La société envisage également de fabriquer des sachets de thé aux États-Unis et d'y embouteiller ses boissons plutôt qu'au Japon, à Taïwan et en Thaïlande comme elle le fait actuellement, ont expliqué M. Ogi et d'autres dirigeants lors d'entretiens à Tokyo.

Ces détails concernant les plans potentiels de l'entreprise pour contrer les droits de douane n'avaient pas été communiqués auparavant. Les dirigeants n'ont pas révélé le coût de ces mesures.

Dans ses derniers résultats publiés ce mois-ci, Ito En a annoncé une baisse de 8,2 % de son bénéfice pour l'exercice clos en avril, mais prévoit une hausse de 11 % pour cette année.

Elle a fixé un objectif modeste de croissance de 3,7 % pour son activité thé aux États-Unis, contre une croissance de 20,7 % réalisée l'année dernière, une prévision en partie liée aux droits de douane, a déclaré un porte-parole de la société.

Ses actions ont atteint leur plus haut niveau en près de quatre mois à la suite de la publication de ces résultats, et son président a ensuite déclaré aux investisseurs que ces prévisions étaient « prudentes ».

De nombreuses entreprises japonaises ont mis en place des cellules de crise afin d'élaborer des plans de restructuration de leurs chaînes d'approvisionnement ou de réduction des coûts pour compenser les droits de douane et maintenir leurs plans de croissance aux États-Unis, a déclaré Asuka Tatebayashi, analyste chez Mizuho Bank.

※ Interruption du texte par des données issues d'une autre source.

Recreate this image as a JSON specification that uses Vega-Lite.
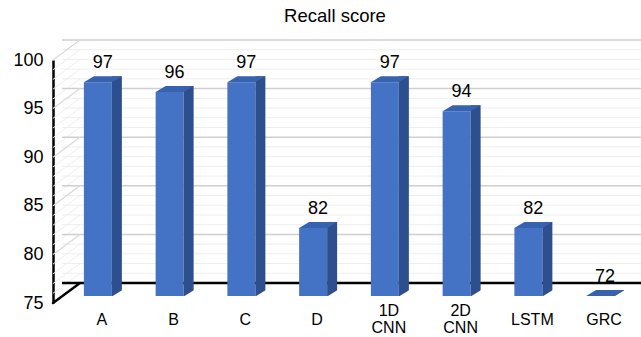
{
  "$schema": "https://vega.github.io/schema/vega-lite/v6.json",
  "width": 574,
  "height": 243,
  "autosize": {"type": "none"},
  "padding": {"left": 62, "top": 60, "right": 5, "bottom": 34},
  "background": "white",
  "config": {"font": "Liberation Sans", "view": {"stroke": null}},
  "title": {
    "text": "Recall score",
    "fontSize": 18.5,
    "fontWeight": "normal",
    "color": "#000000",
    "anchor": "middle",
    "dx": -14,
    "offset": 14
  },
  "datasets": {
    "scores": [
      {"model": "A", "recall": 97},
      {"model": "B", "recall": 96},
      {"model": "C", "recall": 97},
      {"model": "D", "recall": 82},
      {"model": "1D CNN", "recall": 97},
      {"model": "2D CNN", "recall": 94},
      {"model": "LSTM", "recall": 82},
      {"model": "GRC", "recall": 72}
    ],
    "levels": [
      {"v": 75}, {"v": 76}, {"v": 77}, {"v": 78}, {"v": 79},
      {"v": 80}, {"v": 81}, {"v": 82}, {"v": 83}, {"v": 84},
      {"v": 85}, {"v": 86}, {"v": 87}, {"v": 88}, {"v": 89},
      {"v": 90}, {"v": 91}, {"v": 92}, {"v": 93}, {"v": 94},
      {"v": 95}, {"v": 96}, {"v": 97}, {"v": 98}, {"v": 99},
      {"v": 100}
    ]
  },
  "layer": [
    {
      "data": {"name": "levels"},
      "transform": [{"filter": "datum.v % 5 !== 0"}],
      "mark": {"type": "rule", "color": "#eeeeee", "strokeWidth": 1, "yOffset": -20, "xOffset": 18, "x2Offset": 5},
      "encoding": {
        "y": {
          "field": "v",
          "type": "quantitative",
          "title": null,
          "scale": {"domain": [75, 100], "clamp": true, "nice": false, "zero": false},
          "axis": {
            "values": [75, 80, 85, 90, 95, 100],
            "grid": false,
            "ticks": false,
            "domain": true,
            "domainColor": "#000000",
            "domainWidth": 2.5,
            "labelFontSize": 18,
            "labelColor": "#000000",
            "labelPadding": 10,
            "offset": 9,
            "title": null
          }
        }
      }
    },
    {
      "data": {"name": "levels"},
      "transform": [{"filter": "datum.v % 5 !== 0"}],
      "mark": {"type": "rule", "color": "#eeeeee", "strokeWidth": 1, "y2Offset": -20},
      "encoding": {
        "x": {"value": -9},
        "x2": {"value": 18},
        "y": {"field": "v", "type": "quantitative", "title": null},
        "y2": {"field": "v"}
      }
    },
    {
      "data": {"name": "levels"},
      "transform": [{"filter": "datum.v % 5 === 0 && datum.v > 75"}],
      "mark": {"type": "rule", "color": "#cfcfcf", "strokeWidth": 1.5, "yOffset": -20, "xOffset": 18, "x2Offset": 5},
      "encoding": {
        "y": {"field": "v", "type": "quantitative", "title": null}
      }
    },
    {
      "data": {"name": "levels"},
      "transform": [{"filter": "datum.v % 5 === 0 && datum.v > 75"}],
      "mark": {"type": "rule", "color": "#d9d9d9", "strokeWidth": 1.2, "y2Offset": -20},
      "encoding": {
        "x": {"value": -9},
        "x2": {"value": 18},
        "y": {"field": "v", "type": "quantitative", "title": null},
        "y2": {"field": "v"}
      }
    },
    {
      "data": {"name": "levels"},
      "transform": [{"filter": "datum.v === 75"}],
      "mark": {"type": "rule", "color": "#000000", "strokeWidth": 2.5, "yOffset": -20, "xOffset": 18, "x2Offset": 5},
      "encoding": {
        "y": {"field": "v", "type": "quantitative", "title": null}
      }
    },
    {
      "data": {"name": "levels"},
      "transform": [{"filter": "datum.v === 75"}],
      "mark": {"type": "rule", "color": "#000000", "strokeWidth": 2.5, "strokeCap": "round", "y2Offset": -20},
      "encoding": {
        "x": {"value": -9},
        "x2": {"value": 18},
        "y": {"field": "v", "type": "quantitative", "title": null},
        "y2": {"field": "v"}
      }
    },
    {
      "data": {"name": "scores"},
      "mark": {"type": "bar", "color": "#4472C4", "yOffset": -7, "y2Offset": -7},
      "encoding": {
        "x": {
          "field": "model",
          "type": "nominal",
          "sort": null,
          "title": null,
          "scale": {"paddingInner": 0.61, "paddingOuter": 0.305},
          "axis": {
            "title": null,
            "domain": false,
            "ticks": false,
            "labelAngle": 0,
            "labelFontSize": 16,
            "labelColor": "#000000",
            "labelPadding": {
              "condition": {"test": "indexof(datum.value, ' ') >= 0", "value": 7.5},
              "value": 16.5
            },
            "labelOffset": 4,
            "labelBaseline": "middle",
            "labelLineHeight": 17,
            "labelExpr": "split(datum.label, ' ')"
          }
        },
        "y": {"field": "recall", "type": "quantitative", "title": null},
        "y2": {"datum": 75}
      }
    },
    {
      "data": {"name": "scores"},
      "mark": {"type": "bar", "color": "#2D4F8E", "width": 10, "xOffset": 19, "yOffset": -13, "y2Offset": -7},
      "encoding": {
        "x": {"field": "model", "type": "nominal", "sort": null, "title": null},
        "y": {"field": "recall", "type": "quantitative", "title": null},
        "y2": {"datum": 75}
      }
    },
    {
      "data": {"name": "scores"},
      "mark": {"type": "point", "filled": true, "opacity": 1, "color": "#ffffff", "size": 144, "xOffset": 19, "yOffset": -10, "shape": "M-0.83,0.6L1,0.6L1,-0.55Z"},
      "encoding": {
        "x": {"field": "model", "type": "nominal", "sort": null, "title": null},
        "y": {"datum": 75}
      }
    },
    {
      "data": {"name": "scores"},
      "mark": {"type": "point", "filled": true, "opacity": 1, "color": "#3762AE", "size": 1444, "xOffset": 5, "yOffset": -10, "shape": "M-1,0.158L0.474,0.158L1,-0.158L-0.474,-0.158Z"},
      "encoding": {
        "x": {"field": "model", "type": "nominal", "sort": null, "title": null},
        "y": {"field": "recall", "type": "quantitative", "title": null}
      }
    },
    {
      "data": {"name": "scores"},
      "mark": {"type": "text", "fontSize": 18, "color": "#000000", "baseline": "alphabetic", "xOffset": 5, "yOffset": -21},
      "encoding": {
        "x": {"field": "model", "type": "nominal", "sort": null, "title": null},
        "y": {"field": "recall", "type": "quantitative", "title": null},
        "text": {"field": "recall", "type": "quantitative"}
      }
    }
  ]
}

Une enquête menée fin 2017 par l'organisation de promotion des exportations JETRO auprès de 3 000 entreprises japonaises avant l'instauration des droits de douane par Donald Trump a révélé que l'intérêt pour les marchés américains était à son plus haut niveau depuis près de dix ans, les entreprises du secteur agroalimentaire telles qu'Ito En se montrant les plus enthousiastes.

« Lorsque vous discutez avec des entreprises japonaises, les États-Unis arrivent en tête », a déclaré Mme Tatebayashi, ajoutant qu'elles sont confrontées à une baisse de la demande intérieure et se montrent généralement prudentes quant à leur expansion sur des marchés émergents plus risqués.

GRANDS PROJETS

Pour Ito En, les États-Unis sont depuis longtemps un marché que l'entreprise souhaite conquérir.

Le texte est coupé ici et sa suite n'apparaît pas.